What is obvious is the fact that low oil prices impact negatively on shale oil production. For instance, recent reports from a Permian producer show that with West Texas Intermediate at near $45 per barrel, they have already cut back on rig count and use of completion crews. There is moreover, the demand side which has remained extremely strong in the United States as larger economies like China and India will continue to grow at over 6% and 7% respectively in 2019, and this will impact on crude oil prices.

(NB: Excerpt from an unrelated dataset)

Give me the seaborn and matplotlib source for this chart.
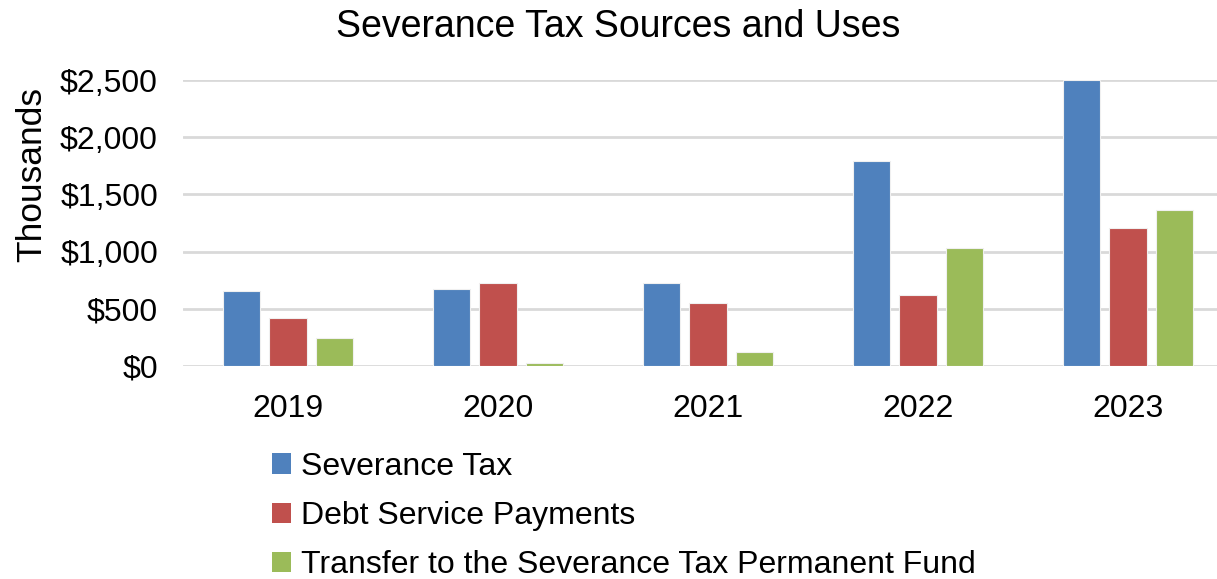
import matplotlib
matplotlib.use("Agg")
import matplotlib.pyplot as plt
import seaborn as sns
import pandas as pd
from matplotlib.ticker import FuncFormatter, MultipleLocator
from matplotlib.patches import Patch

years = ["2019", "2020", "2021", "2022", "2023"]
severance_tax = [653, 673, 723, 1788, 2500]
debt_service = [420, 728, 551, 618, 1203]
permanent_fund = [242, 29, 122, 1029, 1363]

series_names = ["Severance Tax", "Debt Service Payments",
                "Transfer to the Severance Tax Permanent Fund"]
colors = ["#4F81BD", "#C0504D", "#9BBB59"]

rows = []
for name, vals in zip(series_names, [severance_tax, debt_service, permanent_fund]):
    for y, v in zip(years, vals):
        rows.append({"Year": y, "Series": name, "Value": v})
df = pd.DataFrame(rows)

sns.set_theme(style="white")
plt.rcParams["font.family"] = ["Liberation Sans", "DejaVu Sans"]
plt.rcParams["text.color"] = "black"

fig = plt.figure(figsize=(12.17, 5.79), dpi=100)
ax = fig.add_axes([183 / 1217, 1 - 366 / 579, 1050 / 1217, 286 / 579])

sns.barplot(data=df, x="Year", y="Value", hue="Series", hue_order=series_names,
            palette=colors, saturation=1, width=0.664, gap=0.2, ax=ax,
            legend=False, edgecolor="#F0F0F0", linewidth=0.8, zorder=3)

ax.set_ylim(0, 2500)
ax.set_xlim(-0.5, 4.5)
ax.yaxis.set_major_locator(MultipleLocator(500))
ax.yaxis.set_major_formatter(FuncFormatter(lambda v, p: f"${v:,.0f}"))
ax.grid(axis="y", color="#D9D9D9", linewidth=2, zorder=0)
ax.set_axisbelow(True)
for s in ax.spines.values():
    s.set_visible(False)
ax.set_xlabel("")
ax.set_ylabel("")
ax.tick_params(axis="both", length=0, labelsize=23, colors="black")
ax.tick_params(axis="y", pad=18)
ax.tick_params(axis="x", pad=20)

fig.text(618 / 1217, 1 - 27 / 579, "Severance Tax Sources and Uses",
         ha="center", va="center", fontsize=27, color="black")
fig.text(32 / 1217, 1 - 175 / 579, "Thousands", rotation=90,
         ha="center", va="center", fontsize=25.5, color="black")

handles = [Patch(facecolor=c, edgecolor="none") for c in colors]
fig.legend(handles, series_names, loc="upper left",
           bbox_to_anchor=(259 / 1217, 1 - 439 / 579), frameon=False,
           fontsize=23, handlelength=0.6, handleheight=0.6,
           handletextpad=0.3, labelspacing=0.6, borderaxespad=0,
           labelcolor="black")

fig.savefig("out.png", dpi=100)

Finally, Atiku moans about the capital budget without acknowledging the historically high capital expenditure over the past two budget cycles, continuing into the current 2018 budget cycle. Apart from the fact that the Federal Government has kept to its promise to keep capital expenditure at 30% of the budget, the PDP Presidential candidate is quiet about his plans to raise capital expenditure and reduce recurrent spending. The reality is that it can only be done by retrenching public sector workers and by not increasing the minimum wage to which this government is fully committed.
It is therefore conspicuous that Atiku’s statement on the budget was a poor attempt at playing to the gallery. Without a doubt, the country is facing some significant fiscal challenges, but the administration of President Buhari understands these challenges as well as the workable solutions thereto. Albeit, the implementation of some of the solutions needs to be paced and well-timed to avoid dislocating the growth trajectory of the economy.
Analogically, Atiku’s criticism of the 2019 budget proposal can best be described as high on populist rhetoric and low on any real solutions to the identified challenges.
Femi Adesina is the Special Adviser to the President on Media and Publicity.